Print, word for word, the opening line of the data below and every line after it through the line that contains "const p7Y = [0, 0, 1030, 0, 0, 2830, 0, 0];", but not the pictures.

•••

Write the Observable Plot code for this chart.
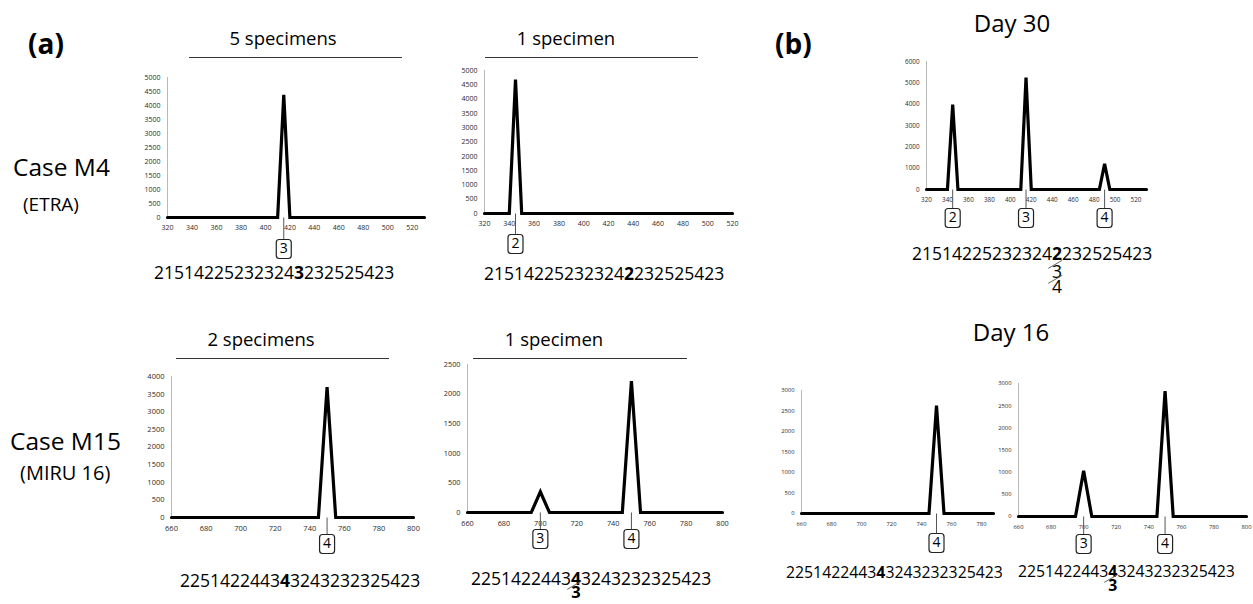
<!DOCTYPE html>
<html><head><meta charset="utf-8">
<script src="https://cdn.jsdelivr.net/npm/d3@7"></script>
<script src="https://cdn.jsdelivr.net/npm/@observablehq/plot@0.6"></script>
<style>
html,body{margin:0;padding:0;background:#fff;overflow:hidden;}
#fig{position:relative;width:1253px;height:604px;font-family:"Open Sans",sans-serif;color:#000;overflow:hidden;}
.t{position:absolute;white-space:nowrap;line-height:0.8;}
.c{transform:translate(-50%,-50%);}
.l{transform:translateY(-50%);}
.hl{position:absolute;height:0;border-top:1.5px solid #333;}
.sl{position:absolute;height:0;width:16px;border-top:1px solid #666;transform-origin:0 0;transform:rotate(-30deg);}
b{font-weight:700;}
</style></head><body><div id="fig"></div>
<script>
// ---------- data ----------
const xTicksA = [320, 340, 360, 380, 400, 420, 440, 460, 480, 500, 520];
const xTicksB = [660, 680, 700, 720, 740, 760, 780, 800];
const xTicksB2 = [660, 680, 700, 720, 740, 760, 780];
const yTicks5000 = [0, 500, 1000, 1500, 2000, 2500, 3000, 3500, 4000, 4500, 5000];
const yTicks6000 = [0, 1000, 2000, 3000, 4000, 5000, 6000];
const yTicks4000 = [0, 500, 1000, 1500, 2000, 2500, 3000, 3500, 4000];
const yTicks2500 = [0, 500, 1000, 1500, 2000, 2500];
const yTicks3000 = [0, 500, 1000, 1500, 2000, 2500, 3000];

const p1X = [320, 410, 415, 420, 530];
const p1Y = [0, 0, 4380, 0, 0];
const p2X = [320, 340, 345, 350, 520];
const p2Y = [0, 0, 4680, 0, 0];
const p3X = [320, 340, 345, 350, 410, 415, 420, 485, 490, 495, 530];
const p3Y = [0, 0, 3980, 0, 0, 5250, 0, 0, 1200, 0, 0];
const p4X = [660, 745, 750, 755, 800];
const p4Y = [0, 0, 3700, 0, 0];
const p5X = [660, 695, 700, 705, 745, 750, 755, 800];
const p5Y = [0, 0, 350, 0, 0, 2220, 0, 0];
const p6X = [660, 745, 750, 755, 788];
const p6Y = [0, 0, 2630, 0, 0];
const p7X = [660, 695, 700, 705, 745, 750, 755, 800];
const p7Y = [0, 0, 1030, 0, 0, 2830, 0, 0];

const m1X = [415], m1L = ["3"];
const m2X = [345], m2L = ["2"];
const m3X = [345, 415, 490], m3L = ["2", "3", "4"];
const m4X = [750], m4L = ["4"];
const m5X = [700, 750], m5L = ["3", "4"];
const m6X = [750], m6L = ["4"];
const m7X = [700, 750], m7L = ["3", "4"];

const seqETRA3 = ["21514225232324", "3", "232525423"];
const seqETRA2 = ["21514225232324", "2", "232525423"];
const seqMIRU4 = ["2251422443", "4", "3243232325423"];
const altDay30 = ["3", "4"];
const altMIRU = ["3"];

// ---------- helpers ----------
const fig = document.getElementById("fig");

function tickSym(L) {
  return { draw(ctx) { ctx.moveTo(0, 0); ctx.lineTo(0, L); } };
}
function boxSym(L) {
  return { draw(ctx) {
    const w = 7.5, h = 19, r = 3, y0 = L, y1 = L + h;
    ctx.moveTo(-w + r, y0); ctx.lineTo(w - r, y0); ctx.arcTo(w, y0, w, y0 + r, r);
    ctx.lineTo(w, y1 - r); ctx.arcTo(w, y1, w - r, y1, r);
    ctx.lineTo(-w + r, y1); ctx.arcTo(-w, y1, -w, y1 - r, r);
    ctx.lineTo(-w, y0 + r); ctx.arcTo(-w, y0, -w + r, y0, r); ctx.closePath();
  } };
}

function panel(cfg, xs, ys, xDom, yDom, xT, yT, mx, ml) {
  const data = xs.map((x, i) => ({x, y: ys[i]}));
  const markers = mx.map((x, i) => ({x, label: ml[i]}));
  const mL = 50, mR = 8, mT = 10, mB = 50, L = cfg.tick;
  const chart = Plot.plot({
    width: mL + (cfg.x1 - cfg.x0) + mR,
    height: mT + (cfg.y0 - cfg.yt) + mB,
    marginLeft: mL, marginRight: mR, marginTop: mT, marginBottom: mB,
    x: {domain: xDom},
    y: {domain: yDom},
    style: {fontFamily: "Open Sans", background: "transparent", overflow: "visible"},
    marks: [
      Plot.ruleX([xDom[0]], {y1: yDom[0], y2: yDom[1], stroke: "#b8b8b8", strokeWidth: 1}),
      Plot.axisY({ticks: yT, tickSize: 0, tickPadding: 7, tickFormat: "d", fontSize: cfg.fs, color: "#2a2a2a", label: null}),
      Plot.axisX({ticks: xT, tickSize: 0, tickPadding: 8, tickFormat: "d", fontSize: cfg.fs, color: "#2a2a2a", label: null}),
      Plot.line(data, {x: "x", y: "y", stroke: "#000", strokeWidth: 3.2, strokeLinejoin: "miter", strokeMiterlimit: 4, curve: "linear"}),
      Plot.dot(markers, {x: "x", y: () => 0, symbol: tickSym(L), stroke: "#555", strokeWidth: 1, fill: "none"}),
      Plot.dot(markers, {x: "x", y: () => 0, symbol: boxSym(L), stroke: "#222", strokeWidth: 1.2, fill: "white"}),
      Plot.text(markers, {x: "x", y: () => 0, text: "label", dy: L + 9.5, fontSize: 14, fill: "#000"})
    ]
  });
  chart.style.position = "absolute";
  chart.style.left = (cfg.x0 - mL) + "px";
  chart.style.top = (cfg.yt - mT) + "px";
  fig.appendChild(chart);
}

function text(str, x, y, size, cls, weight) {
  const d = document.createElement("div");
  d.className = "t " + cls;
  d.textContent = str;
  d.style.left = x + "px"; d.style.top = y + "px";
  d.style.fontSize = size + "px";
  if (weight) d.style.fontWeight = weight;
  fig.appendChild(d);
  return d;
}
function hline(x1, x2, y) {
  const d = document.createElement("div");
  d.className = "hl";
  d.style.left = x1 + "px"; d.style.top = y + "px"; d.style.width = (x2 - x1) + "px";
  fig.appendChild(d);
}
function seq(parts, x, cy, size, alts, altDy, altStep, altBold, altSize) {
  const d = document.createElement("div");
  d.className = "t l";
  d.style.left = x + "px"; d.style.top = cy + "px"; d.style.fontSize = size + "px";
  const a = document.createElement("span"); a.textContent = parts[0];
  const b = document.createElement("b"); b.textContent = parts[1];
  const c = document.createElement("span"); c.textContent = parts[2];
  d.append(a, b, c);
  fig.appendChild(d);
  if (alts) {
    const fr = fig.getBoundingClientRect();
    const br = b.getBoundingClientRect();
    const cx = br.left + br.width / 2 - fr.left;
    alts.forEach((s, i) => {
      const ay = cy + altDy + i * altStep;
      text(s, cx, ay, altSize || size, "c", altBold ? 700 : 400);
      const sl = document.createElement("div");
      sl.className = "sl";
      sl.style.left = (cx - 9) + "px"; sl.style.top = (ay - 3) + "px";
      fig.appendChild(sl);
    });
  }
}

// ---------- panels ----------
panel({x0: 167, x1: 424, yt: 77, y0: 217, tick: 22, fs: 7}, p1X, p1Y, [320, 530], [0, 5000], xTicksA, yTicks5000, m1X, m1L);
panel({x0: 484, x1: 732, yt: 70, y0: 213, tick: 21, fs: 7}, p2X, p2Y, [320, 520], [0, 5000], xTicksA, yTicks5000, m2X, m2L);
panel({x0: 926, x1: 1146, yt: 61, y0: 189, tick: 19, fs: 6.3}, p3X, p3Y, [320, 530], [0, 6000], xTicksA, yTicks6000, m3X, m3L);
panel({x0: 171, x1: 413, yt: 376, y0: 517, tick: 17, fs: 7.5}, p4X, p4Y, [660, 800], [0, 4000], xTicksB, yTicks4000, m4X, m4L);
panel({x0: 467, x1: 722, yt: 364, y0: 512, tick: 17, fs: 7.3}, p5X, p5Y, [660, 800], [0, 2500], xTicksB, yTicks2500, m5X, m5L);
panel({x0: 801, x1: 993, yt: 390, y0: 513, tick: 20, fs: 5.8}, p6X, p6Y, [660, 788], [0, 3000], xTicksB2, yTicks3000, m6X, m6L);
panel({x0: 1018, x1: 1246, yt: 383, y0: 516, tick: 18, fs: 5.8}, p7X, p7Y, [660, 800], [0, 3000], xTicksB, yTicks3000, m7X, m7L);

// ---------- labels ----------
text("(a)", 28, 43, 28, "l", 700);
text("(b)", 775, 43, 28, "l", 700);
text("5 specimens", 283, 38, 18.5, "c");
hline(189, 402, 57);
text("1 specimen", 566, 38, 18.5, "c");
hline(485, 698, 57);
text("Day 30", 1012, 23, 24, "c");
text("Case M4", 13, 167, 24.5, "l");
text("(ETRA)", 23, 205, 19, "l");
text("2 specimens", 261, 339, 18.5, "c");
hline(176, 389, 358);
text("1 specimen", 554, 339, 18.5, "c");
hline(473, 687, 358);
text("Case M15", 10, 441, 24.5, "l");
text("(MIRU 16)", 20, 473, 20, "l");
text("Day 16", 1011, 332, 24, "c");

seq(seqETRA3, 154, 272, 17.5);
seq(seqETRA2, 484, 273, 17.5);
seq(seqETRA2, 912, 253, 17.5, altDay30, 18, 15, false);
seq(seqMIRU4, 180, 580, 17.5);
seq(seqMIRU4, 471, 578, 17.5, altMIRU, 14, 0, true, 16.5);
seq(seqMIRU4, 786, 572, 15.8);
seq(seqMIRU4, 1018, 571, 15.8, altMIRU, 14, 0, true);
</script></body></html>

•••

> _IN RESPONSE_
Write the Observable Plot code for this chart.
<!DOCTYPE html>
<html><head><meta charset="utf-8">
<script src="https://cdn.jsdelivr.net/npm/d3@7"></script>
<script src="https://cdn.jsdelivr.net/npm/@observablehq/plot@0.6"></script>
<style>
html,body{margin:0;padding:0;background:#fff;overflow:hidden;}
#fig{position:relative;width:1253px;height:604px;font-family:"Open Sans",sans-serif;color:#000;overflow:hidden;}
.t{position:absolute;white-space:nowrap;line-height:0.8;}
.c{transform:translate(-50%,-50%);}
.l{transform:translateY(-50%);}
.hl{position:absolute;height:0;border-top:1.5px solid #333;}
.sl{position:absolute;height:0;width:16px;border-top:1px solid #666;transform-origin:0 0;transform:rotate(-30deg);}
b{font-weight:700;}
</style></head><body><div id="fig"></div>
<script>
// ---------- data ----------
const xTicksA = [320, 340, 360, 380, 400, 420, 440, 460, 480, 500, 520];
const xTicksB = [660, 680, 700, 720, 740, 760, 780, 800];
const xTicksB2 = [660, 680, 700, 720, 740, 760, 780];
const yTicks5000 = [0, 500, 1000, 1500, 2000, 2500, 3000, 3500, 4000, 4500, 5000];
const yTicks6000 = [0, 1000, 2000, 3000, 4000, 5000, 6000];
const yTicks4000 = [0, 500, 1000, 1500, 2000, 2500, 3000, 3500, 4000];
const yTicks2500 = [0, 500, 1000, 1500, 2000, 2500];
const yTicks3000 = [0, 500, 1000, 1500, 2000, 2500, 3000];

const p1X = [320, 410, 415, 420, 530];
const p1Y = [0, 0, 4380, 0, 0];
const p2X = [320, 340, 345, 350, 520];
const p2Y = [0, 0, 4680, 0, 0];
const p3X = [320, 340, 345, 350, 410, 415, 420, 485, 490, 495, 530];
const p3Y = [0, 0, 3980, 0, 0, 5250, 0, 0, 1200, 0, 0];
const p4X = [660, 745, 750, 755, 800];
const p4Y = [0, 0, 3700, 0, 0];
const p5X = [660, 695, 700, 705, 745, 750, 755, 800];
const p5Y = [0, 0, 350, 0, 0, 2220, 0, 0];
const p6X = [660, 745, 750, 755, 788];
const p6Y = [0, 0, 2630, 0, 0];
const p7X = [660, 695, 700, 705, 745, 750, 755, 800];
const p7Y = [0, 0, 1030, 0, 0, 2830, 0, 0];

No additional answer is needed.